Because of the northern/southern hemisphere phenomenon, our seasons are just the reverse of those in Korea. As Korea goes through the sweltering heat of summer, we are shivering in cold. I am writing this article wrapped in a polar fleece jacket, a scarf around my neck, and woolen socks to keep my toes and ankle warm.

In this cold weather I long for mid-August. Around the 15th as Korea celebrates its liberation from the Japanese rule we, on Mt. Kilimanjaro, are slowly liberated from the grips of cold weather. Rains fall in fine mist. “The planting rains,” so say the old folks here. Fine mist gently soaks the soil. Plants are happy. Lush vegetation on the mountain slopes grows lusher and the temperature warms up. ‘Tis time for the seeds to burst forth and push up their shoots. As the weather warms up, their roots will spread out in the soft, humus-laden soil.

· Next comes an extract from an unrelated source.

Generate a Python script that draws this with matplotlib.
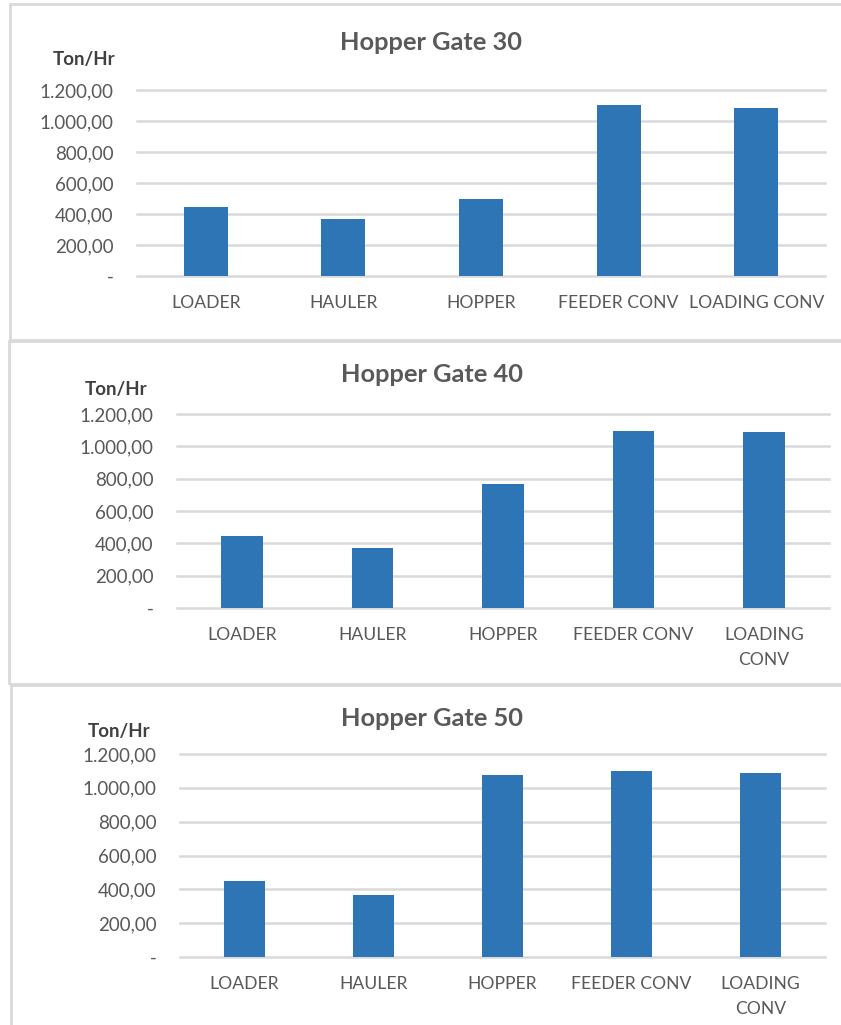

So what should you readers expect to get from this column? Some insights into the people and their lives on Mt. Kilimanjaro dabbled with reflections on development issues that Tanzania faces and how they compare to Korean experience; some sharing of stories from our project undertakings. Most of all, I would love my column to do what “The Jungle Prince” did for me. Keep my readers’ interest in Africa fresh and alive.